Politics, the media and a very clever prime minister
Tue Jul 27 10:42AM
David Cameron is just as obsessed with the machinations of the British tabloids and broadcasters as New Labour ever was. He's just better at it.
By Samuel Dale
Documenting Cameron's rise to the summit of British politics is so straightforward that it becomes, paradoxically, almost unconventional. As the first politician to rise from Tory central office to prime minister, Cameron has been at the heart of British politics since he left university. He learned his trade working on the 1992 election campaign and as political advisor to the chancellor Norman Lamont and home secretary Michael Howard. This was no ordinary introduction to political life. This was the gold-plated fast-track to the very top.
The relationship between politicians and the media is the big theme of author Nicholas Jones' new book, Campaign 2010. And it is clear that Cameron is an expert media handler, whether it is speaking without notes for party conference speeches or wooing the News Corporation press. He really seems to hit the PR spot when he is pictured with huskies in the Arctic to symbolise his green credentials.
One of the most fascinating things to observe is just how fickle the national press are and how easy this is to appreciate in a single volume depicting one man's rise. Cameron's approach is contrasted with the 'New Labour spin machine', particularly over the hug-a-hoodie episode. The phrase was devised from a speech made by Cameron when he said youths wearing hoodies needed some love, not just punishment. The blame is laid at the door of spinners Alastair Campbell and Peter Mandelson. But it is hard to see the difference with Cameron's approach when he launches a 'forces manifesto' to coincide with a Sun newspaper campaign, or by urging his ministers to call Gordon Brown a 'ditherer' at every opportunity.
A whole chapter is dedicated to the switching of the Murdoch press from Labour to the Conservatives. Cameron clearly places huge importance on the old Australian tycoon and tried to please him with timely attacks on the BBC and the need for greater diversity in the media. His hiring of former News of the World editor Andy Coulson as director of communications was also, in part, a strategic move to gain an inside track into News Corporation's workings.

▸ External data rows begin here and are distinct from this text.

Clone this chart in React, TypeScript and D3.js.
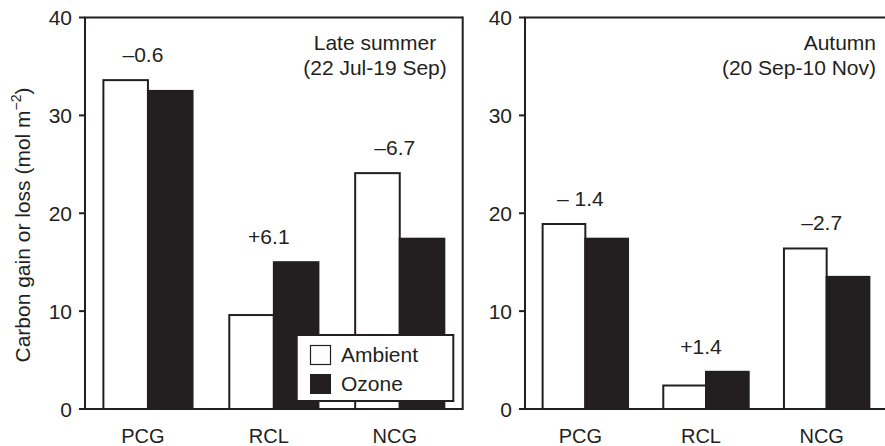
import React from "react";
import * as d3 from "d3";

const categories = ["PCG", "RCL", "NCG"];
const summerAmbient = [33.6, 9.6, 24.1];
const summerOzone = [32.5, 15.0, 17.4];
const autumnAmbient = [18.9, 2.4, 16.4];
const autumnOzone = [17.4, 3.8, 13.5];
const summerDiff = ["–0.6", "+6.1", "–6.7"];
const autumnDiff = ["– 1.4", "+1.4", "–2.7"];
const yTicks = [0, 10, 20, 30, 40];

const W = 885;
const H = 446;
const TOP = 17.5;
const BASE = 409;
const INK = "#231f20";
const FONT = "'Liberation Sans', Arial, Helvetica, sans-serif";
const FS = 21;

type PanelProps = {
  x0: number;
  x1: number;
  ambient: number[];
  ozone: number[];
  diffs: string[];
  titleLines: string[];
  titleX: number;
  titleAnchor: "middle" | "end";
  drawRight: boolean;
};

function Panel(p: PanelProps) {
  const x = d3.scaleBand<string>().domain(categories).range([p.x0, p.x1]).padding(0);
  const y = d3.scaleLinear().domain([0, 40]).range([BASE, TOP]);
  const bw = x.step() * 0.354;
  return (
    <g>
      {categories.map((c, i) => {
        const cx = (x(c) as number) + x.bandwidth() / 2;
        const top = Math.min(y(p.ambient[i]), y(p.ozone[i]));
        return (
          <g key={c}>
            <rect x={cx - bw} y={y(p.ambient[i])} width={bw} height={BASE - y(p.ambient[i])} fill="#fff" stroke={INK} strokeWidth={2} />
            <rect x={cx} y={y(p.ozone[i])} width={bw} height={BASE - y(p.ozone[i])} fill={INK} stroke={INK} strokeWidth={2} />
            <text x={cx - 5} y={top - 18} textAnchor="middle" fontSize={FS} fill={INK}>{p.diffs[i]}</text>
            <text x={cx - 5} y={443} textAnchor="middle" fontSize={20} fill={INK}>{c}</text>
          </g>
        );
      })}
      <line x1={p.x0} x2={p.x0} y1={TOP} y2={BASE} stroke={INK} strokeWidth={2} />
      <line x1={p.x0 - 1} x2={p.x1} y1={TOP} y2={TOP} stroke={INK} strokeWidth={2} />
      <line x1={p.x0 - 1} x2={p.x1} y1={BASE} y2={BASE} stroke={INK} strokeWidth={2} />
      {p.drawRight && <line x1={p.x1} x2={p.x1} y1={TOP - 1} y2={BASE + 1} stroke={INK} strokeWidth={2} />}
      {yTicks.map((t) => (
        <g key={t}>
          <line x1={p.x0 - 6} x2={p.x0} y1={y(t)} y2={y(t)} stroke={INK} strokeWidth={2} />
          <text x={p.x0 - 13} y={y(t) + 7.5} textAnchor="end" fontSize={FS} fill={INK}>{t}</text>
        </g>
      ))}
      {p.titleLines.map((l, i) => (
        <text key={i} x={p.titleX} y={50 + i * 25} textAnchor={p.titleAnchor} fontSize={FS} fill={INK}>{l}</text>
      ))}
    </g>
  );
}

export default function App() {
  return (
    <svg width={W} height={H} style={{ position: "absolute", left: 0, top: 0, display: "block", background: "#fff" }} fontFamily={FONT}>
      <Panel x0={85} x1={462.7} ambient={summerAmbient} ozone={summerOzone} diffs={summerDiff}
        titleLines={["Late summer", "(22 Jul-19 Sep)"]} titleX={375} titleAnchor="middle" drawRight={true} />
      <Panel x0={525} x1={887} ambient={autumnAmbient} ozone={autumnOzone} diffs={autumnDiff}
        titleLines={["Autumn", "(20 Sep-10 Nov)"]} titleX={876} titleAnchor="end" drawRight={false} />
      <g>
        <rect x={296.7} y={335} width={156.6} height={66} fill="#fff" stroke={INK} strokeWidth={2} />
        <rect x={310.5} y={345.5} width={20} height={19} fill="#fff" stroke={INK} strokeWidth={1.2} />
        <rect x={310} y={374} width={21} height={20} fill={INK} />
        <text x={341} y={362} fontSize={FS} fill={INK}>Ambient</text>
        <text x={341} y={391} fontSize={FS} fill={INK}>Ozone</text>
      </g>
      <text transform="translate(30,225) rotate(-90)" textAnchor="middle" fontSize={FS} fill={INK}>
        Carbon gain or loss (mol m<tspan dy={-9} fontSize={14}>−2</tspan><tspan dy={9}>)</tspan>
      </text>
    </svg>
  );
}
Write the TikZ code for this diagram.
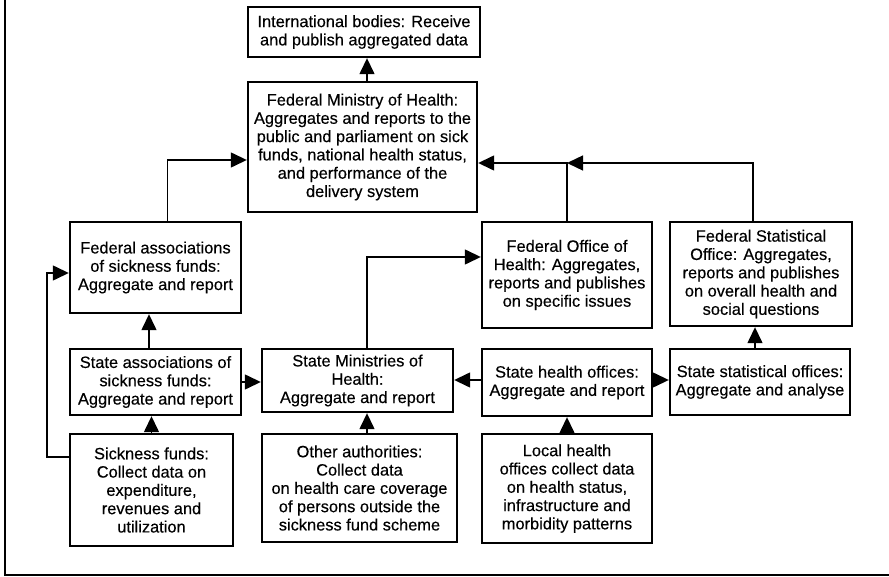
\documentclass[tikz,border=0pt]{standalone}
\usepackage{fontspec}
\setmainfont{Liberation Sans}
\newfontfamily\boxfont{Liberation Sans}[FakeBold=0.35]
\usetikzlibrary{arrows.meta}
\begin{document}
\begin{tikzpicture}[x=1pt,y=-1pt,
  box/.style={draw, line width=2.4pt, align=center, inner sep=0pt,
    font=\boxfont\fontsize{16.4}{18.3}\selectfont},
  arr/.style={line width=1.4pt, -{Triangle[length=16pt,width=15pt]}}]
\useasboundingbox (0,0) rectangle (889,577);
% page frame (left and bottom edges)
\draw[line width=2.2pt] (5,0) -- (5,575) -- (889,575);

% federal level
\node[box, minimum width=232, minimum height=50] (intl) at (364,32)
  {International bodies: Receive\\and publish aggregated data};
\node[box, minimum width=229, minimum height=130] (fmh) at (362.5,147)
  {Federal Ministry of Health:\\Aggregates and reports to the\\public and parliament on sick\\funds, national health status,\\and performance of the\\delivery system};
\node[box, minimum width=171, minimum height=91] (fas) at (155.5,267.5)
  {Federal associations\\of sickness funds:\\Aggregate and report};
\node[box, minimum width=170, minimum height=106] (foh) at (567,275)
  {Federal Office of\\Health: Aggregates,\\reports and publishes\\on specific issues};
\node[box, minimum width=182, minimum height=104] (fso) at (761,274)
  {Federal Statistical\\Office: Aggregates,\\reports and publishes\\on overall health and\\social questions};

% state level
\node[box, minimum width=171, minimum height=66] (sas) at (155.5,382)
  {State associations of\\sickness funds:\\Aggregate and report};
\node[box, minimum width=191, minimum height=63] (smh) at (357.5,380.5)
  {State Ministries of\\Health:\\Aggregate and report};
\node[box, minimum width=170, minimum height=67] (sho) at (567,382.5)
  {State health offices:\\Aggregate and report};
\node[box, minimum width=180, minimum height=66] (sso) at (760,382)
  {State statistical offices:\\Aggregate and analyse};

% local level
\node[box, minimum width=163, minimum height=112] (sf) at (151.5,490)
  {Sickness funds:\\Collect data on\\expenditure,\\revenues and\\utilization};
\node[box, minimum width=195, minimum height=108] (oa) at (359.5,488)
  {Other authorities:\\Collect data\\on health care coverage\\of persons outside the\\sickness fund scheme};
\node[box, minimum width=170, minimum height=109] (lho) at (567,488.5)
  {Local health\\offices collect data\\on health status,\\infrastructure and\\morbidity patterns};

% reporting lines
\draw[arr] ([xshift=4.5]fmh.north) -- ([xshift=4.5]fmh.north |- intl.south);
\draw[arr] ([xshift=12]fas.north) |- ([yshift=-13]fmh.west);
\coordinate (j) at (foh.north |- 0,163);
\draw[arr] (foh.north) |- ([yshift=-16]fmh.east);
\draw[arr] ([xshift=-8]fso.north) |- (j);
\draw[arr] ([xshift=9.5]smh.north) |- ([yshift=18]foh.west);
\draw[arr] ([xshift=-6.5]sas.north) -- ([xshift=-6.5]sas.north |- fas.south);
\draw[arr] (sf.north) -- (sf.north |- sas.south);
\draw[arr] (sas.east) -- (sas.east -| smh.west);
\draw[arr] ([xshift=7.5]oa.north) -- ([xshift=7.5]oa.north |- smh.south);
\draw[arr] ([yshift=2.5]sho.west) -- ([yshift=2.5]sho.west -| smh.east);
\draw[arr] ([yshift=2.5]sho.east) -- ([yshift=2.5]sho.east -| sso.west);
\draw[arr] ([xshift=-5]sso.north) -- ([xshift=-5]sso.north |- fso.south);
\draw[arr] (lho.north) -- (lho.north |- sho.south);
\draw[arr] ([yshift=33]sf.west) -- ++(-22,0) |- ([yshift=-5.5]fas.west);
\end{tikzpicture}
\end{document}
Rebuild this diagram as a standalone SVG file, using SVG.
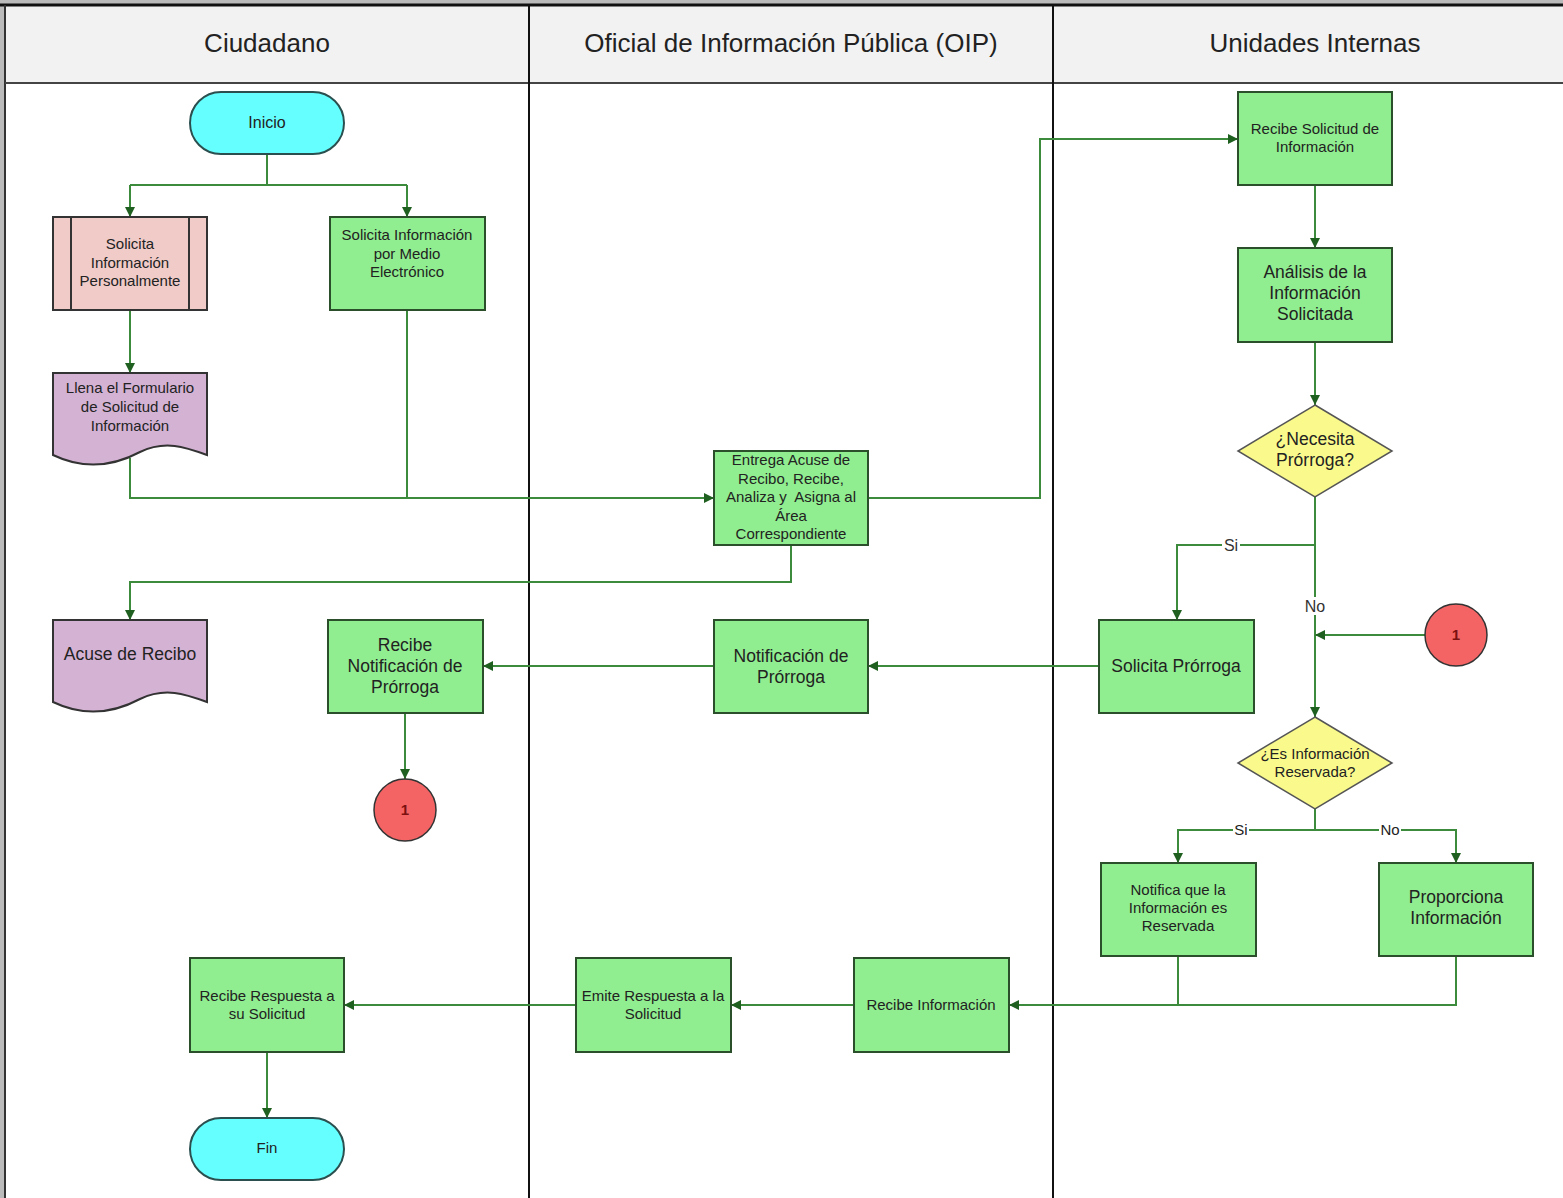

There is criticism for Cameron over his handling of the Lord Ashcroft and Zac Goldsmith non-domicile affairs - from a PR perspective, at least. Jones believes the incident highlights a key Cameron flaw, loyalty to his inner circle. The author contrasts how he had no problem tossing out the Tory old guard during the expenses scandal but hesitates over throwing his old pals Goldsmith and Lord Ashcroft to the dogs. As a result of this misjudgement a ticking bomb is allowed to explode very close to the general election.
As for the election campaign itself, Jones provides a breathtaking account of one of the most exciting periods in British political history. Cameron's decision to enter into TV debates and give Nick Clegg equal billing as himself and the former prime minister is dismissed as a misjudgement. It is only after the election result, Jones argues, that Cameron came into his own. And it is hard to disagree that his "big, open and comprehensive" offer to the Liberal Democrats was a masterstroke and his willingness to compromise and work together contrasted with the difficult Brown.
As Jones points out so effectively, the media blackout only served to intensify this drama. Perhaps this is the exception which proves the rule. When the press became less relevant Cameron formed his determination to form a coalition government and reach Downing Street. By joining with the Liberal Democrats he confounded the national press and turned disappointment into opportunity. After years of being obsessed by daily headlines, the only time he ignored the media was perhaps his finest hour.